Larry Kelley said...

Nothing. But in this great country of ours, the majority rules.

And as the Planning Board Chair said recently to a North Amherst NIMBY "that boat has already sailed."

JC said...

I have not seen the response written by Mr. Hirsch to Mr. Grabbe’s piece in the bulletin, but there is at least one very good reason for him to ignore the concerns about failed septic tanks contaminating the Atkins reservoir (if he did), and that’s because the argument is bogus. The inconvenient truth that Mr. Grabbe is overlooking is physics (specifically fluid mechanics). As it happens, water flows down hill… which means that water from Flat Hills and much of High Point, Overlook, and Market Hill flows away from Atkins Reservoir, not toward it. A glance at the topographical map will show the reality of the drainage. And while it may be true that there are issues with septic system failures in that part of Amherst, those are homeowner problems and hardly the public health disaster that Mr. Grabbe suggests. These scare tactics are transparent and baseless. Perhaps the good people of Landmark are willing to make yet another promise to extend the sewer lines up into Shutesbury to the properties that are actually in the Atkins Reservoir drainage, but I don’t see Mr. Grabbe lobbying for that.

In his post, Mr. Grabbe states: “I'm not surprised that Hirsch ignores the news that the Retreat would help clean up an environmental hazard caused by his neighbors.” Well, I’m not surprised that he’s not surprised that Mr. Hirsch “ignores” that statement, and that is because it is a concern that Mr. Grabbe has manufactured, presumably in an attempt to generate further support for the terrible idea that is the Retreat.

Mr. Grabbe does touch on one good idea toward the end of his post, and that is to look for a productive solution to the student housing problem that would keep students on campus and benefit all in the community. To my knowledge, that is exactly the kind of solution that those with Save Historic Cushman are seeking.

Anonymous said...

If housing is built on UMass property, it should be tax exempt outside of covering the cost of emergency services.

Anonymous said...

Which means that that housing will generate exactly ZERO money for the tax base.

Does anyone think that we have a problem with the tax base in this town?

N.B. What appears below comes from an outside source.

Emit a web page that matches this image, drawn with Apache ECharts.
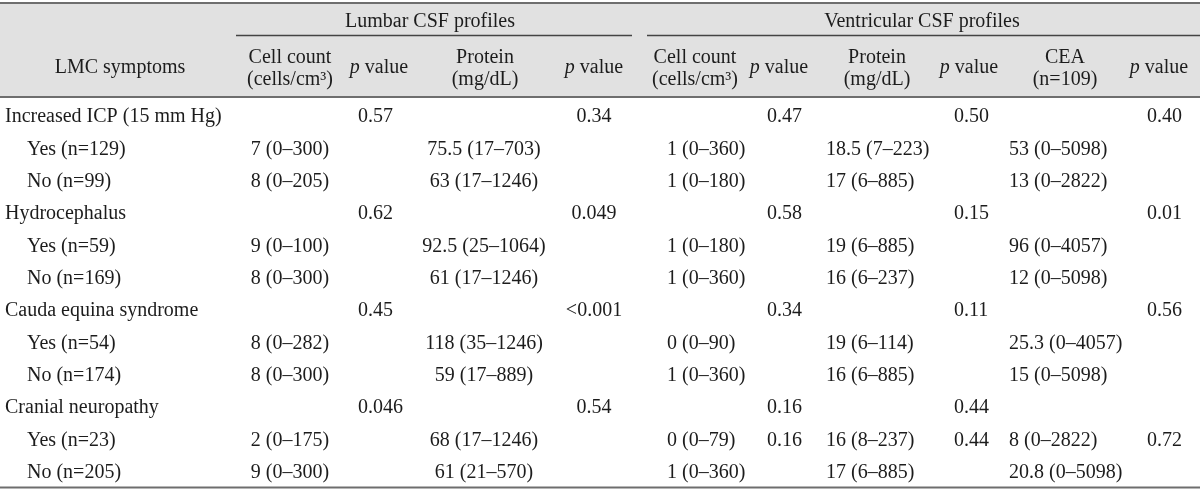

Or are we simply going to be a town only for the monied classes?

Anonymous said...

Not just the surface topography near the Atkins Reservoir, but the slope of the subsurface bedrock, which tilts downsward toward the southwest. The septic system failures on Highpoint are not a direct hazard to the reservoir. They *are* a problem for the homeowners there, however, and should be the homeowners' responsibility - unless the Town insists, yet again, on giving away the benefit of sewerage which the rest of us on the sewer system have had to pay for originally (when our houses/subdivisions were built) and over the decades (through our sewer bills)....

Paula Barrows said...

Interesting how many people will hide with anonymity when posting their views.

Fire Sale in Cushman said...

And in the meantime, FOR SALE signs are popping up all over Cushman and bordering streets, as people bail out of their rapidly-depreciating homes.

Did Mr. Grabbe and the other Retreatists factor in the lost property taxes from devalued private homes in Amherst and Shutesbury?

Larry Kelley said...

"Rapidly-depreciating homes?"

I would love for you to prove that myth with assessor records (easily linked to online).